In the footer, you’ll find things like contact details, privacy policies, terms of use, legal disclaimers, and social media icons. Sometimes it will contain a sitemap with links to all pages on the site. In the Graza footer, there’s a CTA for email signup, and a three-column menu for a more granular exploration of the site contents. Compare this to the brevity of the horizontal menu in the header.

Landing pages
Landing pages are special-purpose pages designed to drive engagement. Visitors come to a landing page after clicking a link from an email, advertisement, or social media post. Usually, the specific page is targeted to a single marketing goal, like subscribing to a newsletter or purchasing a promoted product.
Landing page design should be simple and distraction-free, with a bold headline, feature image, a clear CTA button, and single message content. Elements like headers, footers, and sidebars are often removed or minimized to keep visitors focused on the task at hand.
Forms
Forms serve various purposes, like gathering basic contact information for customer service communication, order forms, and signup forms to collect leads.
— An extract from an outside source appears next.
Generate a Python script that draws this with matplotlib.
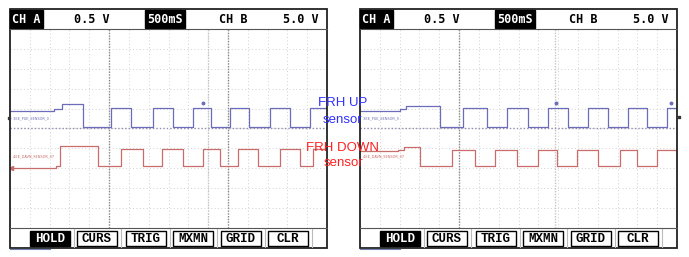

Forms can process surveys, shipping updates, and loyalty programs.
The main goal is to make forms easy to fill out without disrupting the user experience. Keep forms short and include a statement about how user information will be used, to allay privacy concerns and remain in legal compliance.
For example, click the “Subscribe” link in the Graza footer, and you’ll see a manageable range of options. The form is tidy enough to avoid scrolling.

Blog
A blog is a section featuring engaging and informative posts published on a blog page, resembling journal entries or magazine stories. Blogs for businesses serve a marketing function. They educate consumers with more in-depth information about products and services, promote brand loyalty and customer engagement, and generally help visitors understand the business better.
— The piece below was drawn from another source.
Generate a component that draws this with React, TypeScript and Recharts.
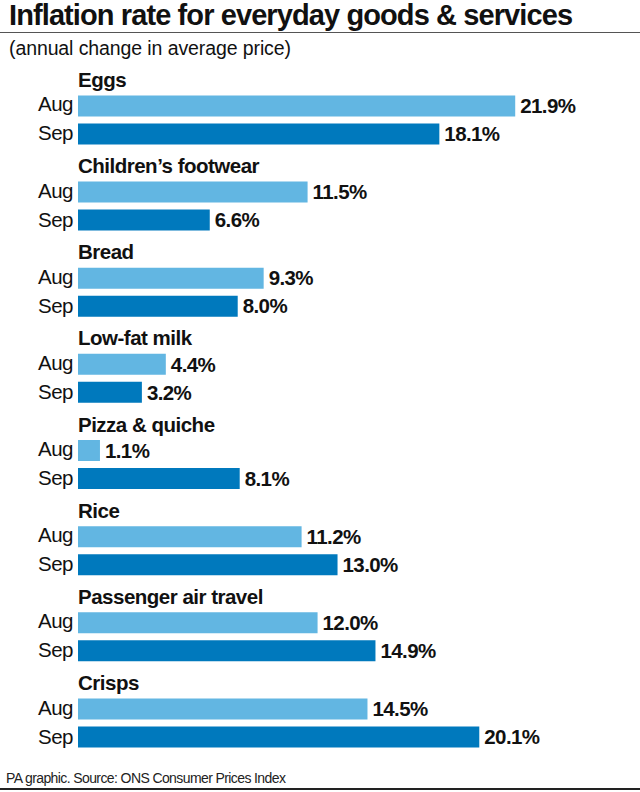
import { BarChart, Bar, XAxis, YAxis, LabelList } from "recharts";

const categories = [
  "Eggs",
  "Children’s footwear",
  "Bread",
  "Low-fat milk",
  "Pizza & quiche",
  "Rice",
  "Passenger air travel",
  "Crisps",
];
const augValues = [21.9, 11.5, 9.3, 4.4, 1.1, 11.2, 12.0, 14.5];
const sepValues = [18.1, 6.6, 8.0, 3.2, 8.1, 13.0, 14.9, 20.1];
const seriesLabels = ["Aug", "Sep"];

const AUG_COLOR = "#62b6e2";
const SEP_COLOR = "#0079bd";
const FONT = "'Liberation Sans', Arial, sans-serif";

const data = categories.map((name, i) => ({ name, aug: augValues[i], sep: sepValues[i] }));

function CategoryTick(props: any) {
  const { y, payload } = props;
  return (
    <g fontFamily={FONT} fill="#111">
      <text x={78} y={y - 32.5} fontSize={20.5} fontWeight={700} letterSpacing={-0.5}>
        {payload.value}
      </text>
      <text x={73} y={y - 8} fontSize={20.5} textAnchor="end" letterSpacing={-0.5}>
        {seriesLabels[0]}
      </text>
      <text x={73} y={y + 21} fontSize={20.5} textAnchor="end" letterSpacing={-0.5}>
        {seriesLabels[1]}
      </text>
    </g>
  );
}

const fmt = (v: any) => `${Number(v).toFixed(1)}%`;

export default function App() {
  return (
    <div style={{ position: "absolute", left: 0, top: 0, width: 640, height: 792, background: "#fff", fontFamily: FONT, color: "#111" }}>
      <div style={{ position: "absolute", left: 9, top: 0, fontSize: 29, fontWeight: 700, letterSpacing: -0.9, whiteSpace: "nowrap", lineHeight: "31px" }}>
        Inflation rate for everyday goods &amp; services
      </div>
      <div style={{ position: "absolute", left: 0, top: 32, width: 640, height: 1, background: "#555" }} />
      <div style={{ position: "absolute", left: 9, top: 37, fontSize: 19.5, letterSpacing: -0.1, whiteSpace: "nowrap", lineHeight: "22px" }}>
        (annual change in average price)
      </div>
      <div style={{ position: "absolute", left: 0, top: 0 }}>
        <BarChart
          width={640}
          height={792}
          data={data}
          layout="vertical"
          margin={{ top: 76.4, right: 3, bottom: 26.4, left: 0 }}
          barGap={7}
          barCategoryGap={0}
        >
          <XAxis type="number" domain={[0, 28]} hide />
          <YAxis
            type="category"
            dataKey="name"
            width={78}
            axisLine={false}
            tickLine={false}
            tick={<CategoryTick />}
            interval={0}
          />
          <Bar dataKey="aug" fill={AUG_COLOR} barSize={21} isAnimationActive={false}>
            <LabelList dataKey="aug" position="right" offset={5} formatter={fmt} fill="#111" fontSize={20.5} fontWeight={700} fontFamily={FONT} letterSpacing={-0.6} />
          </Bar>
          <Bar dataKey="sep" fill={SEP_COLOR} barSize={21} isAnimationActive={false}>
            <LabelList dataKey="sep" position="right" offset={5} formatter={fmt} fill="#111" fontSize={20.5} fontWeight={700} fontFamily={FONT} letterSpacing={-0.6} />
          </Bar>
        </BarChart>
      </div>
      <div style={{ position: "absolute", left: 6, top: 769, fontSize: 14, letterSpacing: -0.6, whiteSpace: "nowrap", lineHeight: "18px", color: "#222" }}>
        PA graphic. Source: ONS Consumer Prices Index
      </div>
      <div style={{ position: "absolute", left: 0, top: 788, width: 640, height: 2, background: "#222" }} />
    </div>
  );
}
Blog posts are organized chronologically, and you can even include themed categories. Blogs have a more casual, conversational tone than formal web pages. Graza’s blog, dubbed Glog, categorizes content by recipes, culture, and education. These stories help them with organic search engine optimization (SEO). Someone searching for extra virgin olive oil might come across the 10 Fun Facts story and click through to the site.

Parts of a website FAQ
What are the major components of a web page?
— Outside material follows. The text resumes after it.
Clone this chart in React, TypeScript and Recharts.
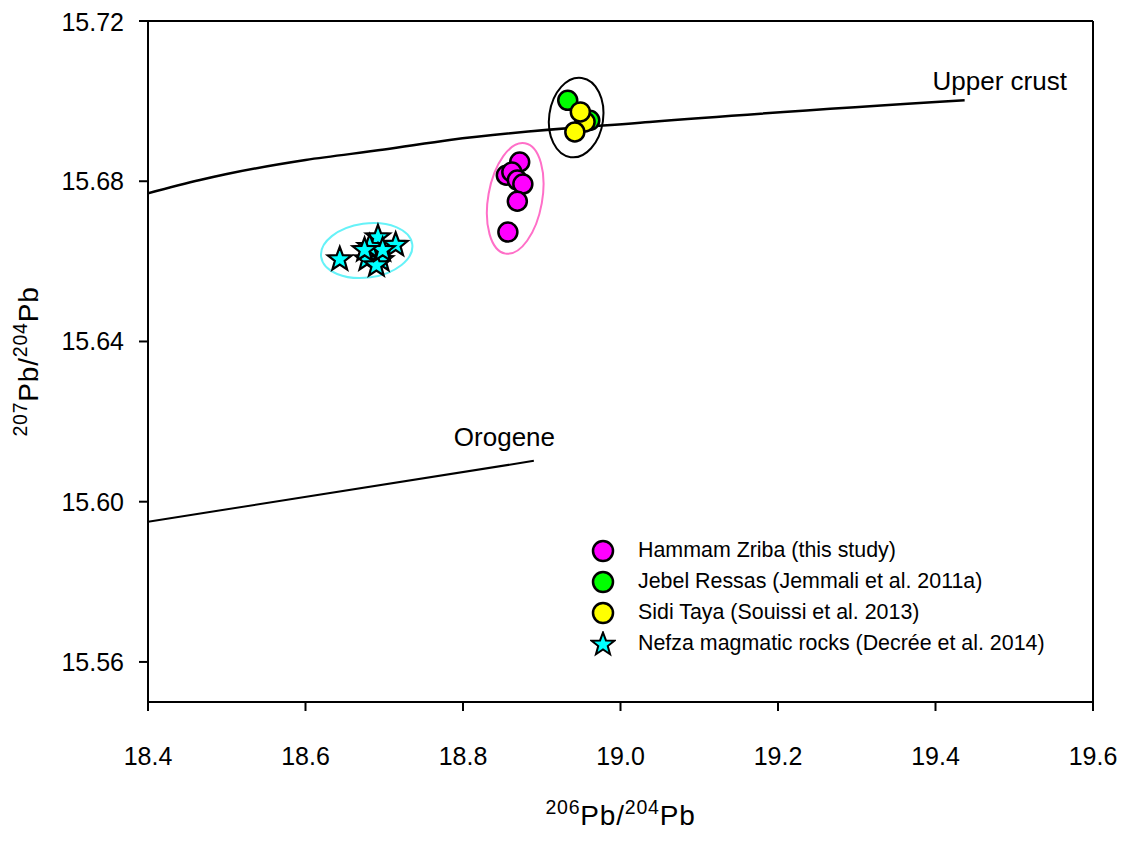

The three main components are header, website content area, and footer. More complex websites incorporate minor parts within one of the major components in the website layout—like featured visual elements, blogs, CTAs, and forms.
What is the anatomy of a website?
Anatomy refers to the structure and parts that work together for website usability. The web structure defines how page parts are organized and connected. This includes the hierarchy of pages, the navigation menus, and internal links to multiple pages.
What does a basic website consist of?
A basic ecommerce website has a unique web address pointing to a homepage, a header including a search bar and navigation menu, a footer, and web content—core pages for products, user account info, blog, and customer support. CTAs are sprinkled throughout to drive engagement and convert visitors to customers.